Now, if \(R < I(X;Y) - 3\epsilon\), we can make \(\bar{\lambda}_1 \leq 2\delta\) for some large \(n\). Also note that \(\text{Pr}(\varepsilon_1^c) \leq \delta\) only hold for a large \(n\) too.

To get the actual proof, we replace \(Q\) with the capacity-achieving distribution \(\underset{Q \in P_X}{\text{argmax}}~I(Q,W)\). The last conclusion above becomes \(R < C^{(I)} - 3\epsilon\) implying \(P_e^{(n)} = \bar{\lambda}_1 \leq 2\delta\). Next, we have a fundamental lemma about the average of numbers:

Lemma 1: Consider a sequence of real numbers \(a_1,\dots, a_n\). If the average \(\bar{a} = \frac{1}{n} \sum_{i=1}^n a_i \leq \gamma\), then there exists an \(a_i \leq \gamma\).

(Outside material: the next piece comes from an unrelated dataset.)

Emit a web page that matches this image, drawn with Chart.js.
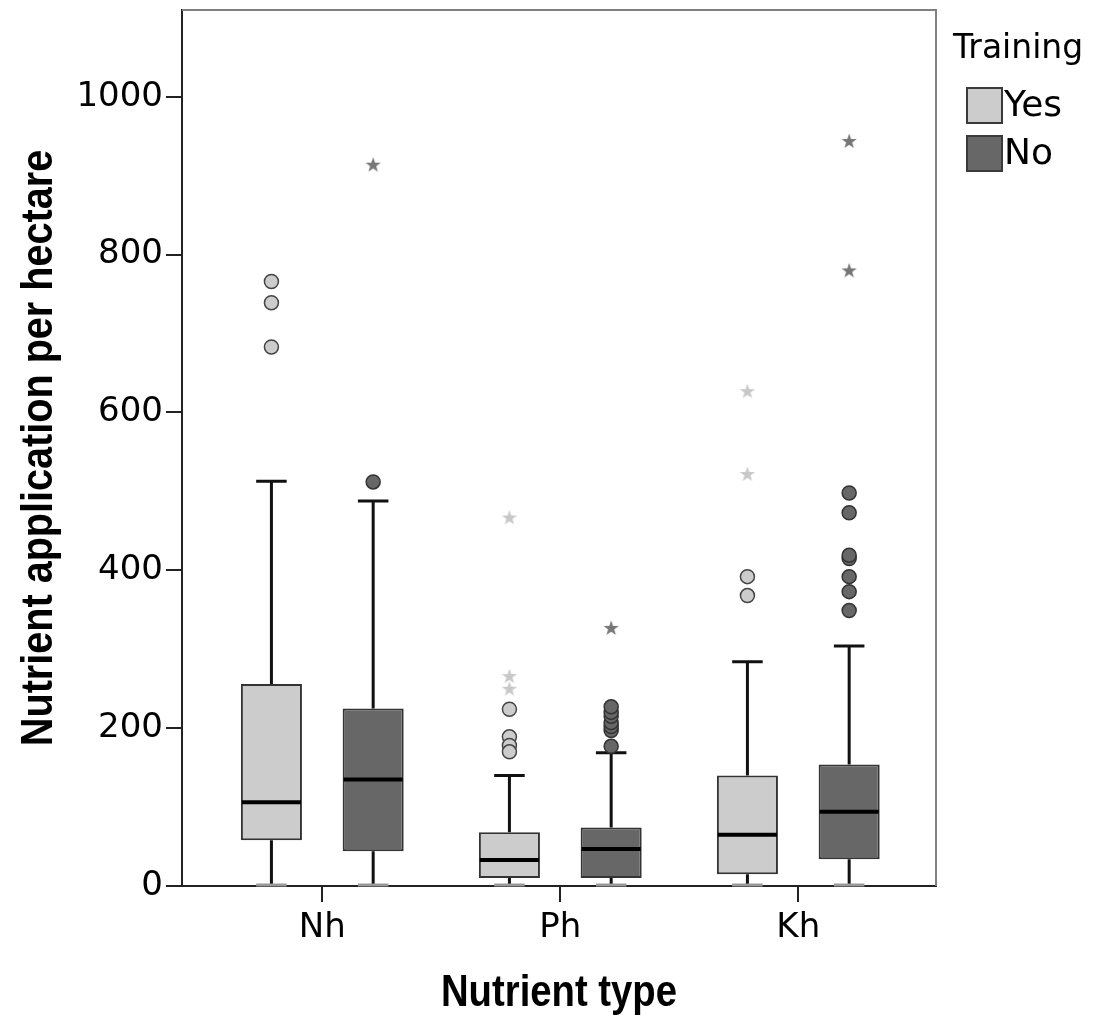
<!DOCTYPE html>
<html>
<head>
<meta charset="utf-8">
<script src="https://cdn.jsdelivr.net/npm/chart.js@4.4.1/dist/chart.umd.min.js"></script>
<style>
  html, body { margin: 0; padding: 0; background: #fff; }
  #wrap { width: 1094px; height: 1015px; }
</style>
</head>
<body>
<div id="wrap"><canvas id="chart"></canvas></div>
<script>
// Values
const categories = ['Nh', 'Ph', 'Kh'];
const groups = ['Yes', 'No'];
const yTicks = [0, 200, 400, 600, 800, 1000];

// Training = Yes
const yesLow = [0, 0, 0];
const yesQ1 = [58, 10, 15];
const yesMedian = [106, 33, 65];
const yesQ3 = [256, 68, 140];
const yesHigh = [513, 140, 284];
const yesOutliers = [[766, 739, 683], [224, 189, 178, 170], [392, 368]];
const yesExtremes = [[], [467, 266, 250], [627, 522]];

// Training = No
const noLow = [0, 0, 0];
const noQ1 = [44, 10, 34];
const noMedian = [135, 47, 94];
const noQ3 = [225, 74, 154];
const noHigh = [488, 169, 304];
const noOutliers = [[512], [177, 197, 202, 207, 215, 220, 227], [349, 373, 392, 415, 419, 473, 498]];
const noExtremes = [[914], [327], [944, 780]];

const yesFill = '#cccccc';
const noFill = '#676767';
const catPct = 0.855;
const barPct = 0.6;
const shift = catPct / 4;   // centre of each box inside its category

const tickFont = { family: '"DejaVu Sans", Arial, sans-serif', size: 34 };
const titleFont = '"Liberation Sans", Arial, sans-serif';

// small 5-point star for extreme values
function starImage(color) {
  const c = document.createElement('canvas');
  c.width = 18; c.height = 18;
  const g = c.getContext('2d');
  g.fillStyle = color;
  g.beginPath();
  for (let k = 0; k < 10; k++) {
    const r = k % 2 === 0 ? 8 : 3.2;
    const a = -Math.PI / 2 + k * Math.PI / 5;
    const px = 9 + r * Math.cos(a), py = 9.5 + r * Math.sin(a);
    k === 0 ? g.moveTo(px, py) : g.lineTo(px, py);
  }
  g.closePath();
  g.fill();
  return c;
}

function points(list, side) {
  const out = [];
  list.forEach((vals, i) => vals.forEach(v => out.push({ x: i + 1 + side * shift, y: v })));
  return out;
}

const boxes = [
  { low: yesLow, q1: yesQ1, med: yesMedian, q3: yesQ3, high: yesHigh },
  { low: noLow, q1: noQ1, med: noMedian, q3: noQ3, high: noHigh }
];

const boxParts = {
  id: 'boxParts',
  beforeDatasetsDraw(chart) {
    const ctx = chart.ctx, y = chart.scales.y;
    boxes.forEach((b, d) => {
      chart.getDatasetMeta(d).data.forEach((bar, i) => {
        const cap = bar.width * 0.5;
        const hi = y.getPixelForValue(b.high[i]), lo = y.getPixelForValue(b.low[i]);
        ctx.save();
        ctx.strokeStyle = '#111';
        ctx.lineWidth = 3;
        ctx.beginPath();
        ctx.moveTo(bar.x, hi); ctx.lineTo(bar.x, y.getPixelForValue(b.q3[i]));
        ctx.moveTo(bar.x, y.getPixelForValue(b.q1[i])); ctx.lineTo(bar.x, lo);
        ctx.moveTo(bar.x - cap / 2, hi); ctx.lineTo(bar.x + cap / 2, hi);
        ctx.stroke();
        ctx.strokeStyle = '#999';
        ctx.beginPath();
        ctx.moveTo(bar.x - cap / 2, lo - 1); ctx.lineTo(bar.x + cap / 2, lo - 1);
        ctx.stroke();
        ctx.restore();
      });
    });
  },
  afterDatasetDraw(chart, args) {
    if (args.index > 1) return;
    const ctx = chart.ctx, y = chart.scales.y, b = boxes[args.index];
    args.meta.data.forEach((bar, i) => {
      const py = y.getPixelForValue(b.med[i]);
      ctx.save();
      ctx.strokeStyle = '#000';
      ctx.lineWidth = 4;
      ctx.beginPath();
      ctx.moveTo(bar.x - bar.width / 2 + 1, py);
      ctx.lineTo(bar.x + bar.width / 2 - 1, py);
      ctx.stroke();
      ctx.restore();
    });
  },
  afterDraw(chart) {
    const ctx = chart.ctx, a = chart.chartArea;
    ctx.save();
    // frame top / right
    ctx.strokeStyle = '#808080';
    ctx.lineWidth = 2;
    ctx.beginPath();
    ctx.moveTo(a.left, a.top); ctx.lineTo(a.right, a.top); ctx.lineTo(a.right, a.bottom);
    ctx.stroke();

    // axis titles (bold, condensed)
    ctx.fillStyle = '#000';
    ctx.font = 'bold 44px ' + titleFont;
    ctx.textAlign = 'center';
    ctx.textBaseline = 'alphabetic';
    ctx.save();
    ctx.translate((a.left + a.right) / 2, 1006);
    ctx.scale(0.87, 1);
    ctx.fillText('Nutrient type', 0, 0);
    ctx.restore();
    ctx.save();
    ctx.translate(52, (a.top + a.bottom) / 2);
    ctx.rotate(-Math.PI / 2);
    ctx.scale(0.9, 1);
    ctx.fillText('Nutrient application per hectare', 0, 0);
    ctx.restore();

    // legend
    ctx.textAlign = 'left';
    ctx.font = '33px ' + tickFont.family;
    ctx.fillText('Training', 953, 58);
    ctx.textBaseline = 'middle';
    ctx.font = '36px ' + tickFont.family;
    [yesFill, noFill].forEach((col, k) => {
      const top = 88 + k * 48;
      ctx.fillStyle = col;
      ctx.fillRect(967, top, 35, 35);
      ctx.strokeStyle = '#3a3a3a';
      ctx.lineWidth = 2;
      ctx.strokeRect(967, top, 35, 35);
      ctx.fillStyle = '#000';
      ctx.fillText(groups[k], 1004, top + 19);
    });
    ctx.restore();
  }
};

new Chart(document.getElementById('chart'), {
  data: {
    datasets: [
      {
        type: 'bar', label: groups[0],
        data: categories.map((c, i) => ({ x: i + 1, y: [yesQ1[i], yesQ3[i]] })),
        backgroundColor: yesFill, borderColor: '#333', borderWidth: 2, borderSkipped: false,
        categoryPercentage: catPct, barPercentage: barPct
      },
      {
        type: 'bar', label: groups[1],
        data: categories.map((c, i) => ({ x: i + 1, y: [noQ1[i], noQ3[i]] })),
        backgroundColor: noFill, borderColor: '#333', borderWidth: 2, borderSkipped: false,
        categoryPercentage: catPct, barPercentage: barPct
      },
      {
        type: 'scatter', label: 'Yes outliers', data: points(yesOutliers, -1),
        pointRadius: 7, backgroundColor: yesFill, borderColor: '#444', borderWidth: 1.5
      },
      {
        type: 'scatter', label: 'No outliers', data: points(noOutliers, 1),
        pointRadius: 7, backgroundColor: noFill, borderColor: '#333', borderWidth: 1.5
      },
      {
        type: 'scatter', label: 'Yes extremes', data: points(yesExtremes, -1),
        pointStyle: starImage('#c8c8c8')
      },
      {
        type: 'scatter', label: 'No extremes', data: points(noExtremes, 1),
        pointStyle: starImage('#777777')
      }
    ]
  },
  options: {
    responsive: true,
    maintainAspectRatio: false,
    animation: false,
    layout: { padding: { top: 10, right: 158, bottom: 0, left: 0 } },
    plugins: { legend: { display: false }, tooltip: { enabled: false } },
    scales: {
      x: {
        type: 'linear', min: 0.4105, max: 3.5786, offset: false,
        afterBuildTicks: s => { s.ticks = categories.map((c, i) => ({ value: i + 1 })); },
        afterFit: s => { s.height = 129; s.paddingLeft = 0; s.paddingRight = 0; },
        ticks: {
          autoSkip: false, maxRotation: 0, color: '#000', font: tickFont, padding: 6,
          callback: v => categories[v - 1]
        },
        grid: { offset: false, drawOnChartArea: false, tickLength: 16, color: '#222', lineWidth: 2 },
        border: { color: '#222', width: 2 }
      },
      y: {
        min: 0, max: 1110,
        afterBuildTicks: s => { s.ticks = yTicks.map(v => ({ value: v })); },
        afterFit: s => { s.width = 182; s.paddingTop = 0; s.paddingBottom = 0; },
        ticks: { color: '#000', font: tickFont, padding: 3, callback: v => String(v) },
        grid: { drawOnChartArea: false, tickLength: 16, color: '#222', lineWidth: 2 },
        border: { color: '#222', width: 2 }
      }
    }
  },
  plugins: [boxParts]
});
</script>
</body>
</html>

This lemma can be proven easily by contradiction. The implication of this is that previously we have shown that the average error \(P_e^{(n)} \leq 2\delta\) over all random codebook, then there must exist a codebook \(\mathcal{C}^*\) whose average error \(P_e^{(n)}(\mathcal{C}^*) \leq 2\delta\). It remains to bound the maximal error \(\lambda_\max(\mathcal{C}^*) = \underset{m\in \mathcal{M}}{\max}\lambda_m(\mathcal{C}^*)\), which is actually we need to show for the achievability of the rate \(R\).

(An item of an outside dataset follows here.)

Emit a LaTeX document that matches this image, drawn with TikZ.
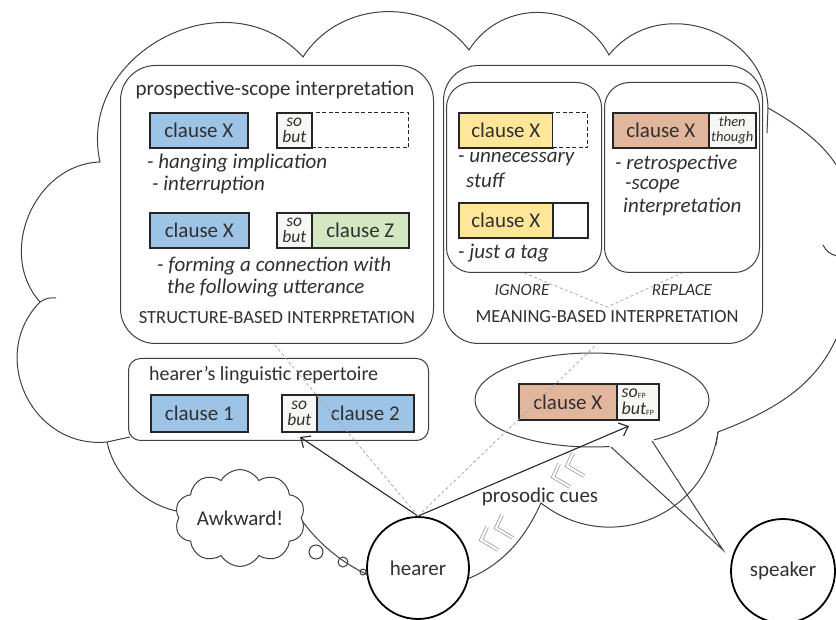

Lemma 2: Consider a sequence of \(2n\) real numbers such that \(a_1\leq \dots \leq a_{2n}\) and its average \(\bar{a} \leq \nu\). It holds that \(a_n \leq 2\nu\).

Proof:

\[\begin{align} 2n\nu &\geq \sum_{i=1}^{2n} a_i = \sum_{i=1}^{n} a_i + \sum_{i=n+1}^{2n} a_i\\ &\geq \sum_{i=n+1}^{2n} a_i \\ &\geq \sum_{i=n+1}^{2n} a_n = n a_n \end{align}\]

Using the lemma, we have a bound on the maximal error \(\lambda_\max(\mathcal{C}^*)\leq 4\delta\) by throwing away half of the codewords in \(\mathcal{C}^*\). However, by throwing away codewords we also lose the rate of communication, it is now \(R-\frac{1}{n}\) instead of \(R\). Indeed, the \(\frac{1}{n}\) would vanish for a large \(n\). Overall, this strategy of bounding the maximum is called the expurgation trick.

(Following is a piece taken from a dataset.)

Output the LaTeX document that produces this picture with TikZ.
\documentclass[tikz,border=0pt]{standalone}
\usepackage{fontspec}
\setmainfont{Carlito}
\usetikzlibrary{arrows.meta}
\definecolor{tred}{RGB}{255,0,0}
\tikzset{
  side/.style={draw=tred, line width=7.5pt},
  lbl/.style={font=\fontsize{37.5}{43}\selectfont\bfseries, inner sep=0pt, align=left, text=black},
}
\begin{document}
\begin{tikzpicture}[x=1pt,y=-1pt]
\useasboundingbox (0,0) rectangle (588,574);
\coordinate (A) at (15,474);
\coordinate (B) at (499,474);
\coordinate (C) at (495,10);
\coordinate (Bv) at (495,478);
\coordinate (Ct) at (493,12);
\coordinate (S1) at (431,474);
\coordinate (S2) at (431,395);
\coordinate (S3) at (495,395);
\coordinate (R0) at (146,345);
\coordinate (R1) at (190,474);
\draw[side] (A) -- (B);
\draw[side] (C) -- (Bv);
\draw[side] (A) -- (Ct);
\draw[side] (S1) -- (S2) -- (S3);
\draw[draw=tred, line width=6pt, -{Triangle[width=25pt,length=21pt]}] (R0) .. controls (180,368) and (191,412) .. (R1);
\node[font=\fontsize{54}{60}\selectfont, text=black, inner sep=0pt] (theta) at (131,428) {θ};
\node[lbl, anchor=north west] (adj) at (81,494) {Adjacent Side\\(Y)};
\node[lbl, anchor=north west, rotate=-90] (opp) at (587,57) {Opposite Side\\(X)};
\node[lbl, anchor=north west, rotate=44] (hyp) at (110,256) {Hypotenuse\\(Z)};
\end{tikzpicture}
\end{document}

For a rate \(\tilde{R} < C^{(I)}\) and any \(\tilde{\epsilon}>0\), we can show that for \(n\) large enough there exists a rate-\(R\) (\(\tilde{R} < R\)) blocklength-\(n\) codebook where \(\lambda_\max \leq \tilde{\epsilon}\) by setting \(R=\frac{(\tilde{R}+C)}{2}\), \(\delta=\frac{\tilde{\epsilon}}{4}\), \(\epsilon < \frac{C^{(I)}-R}{3}\) and apply the proof above.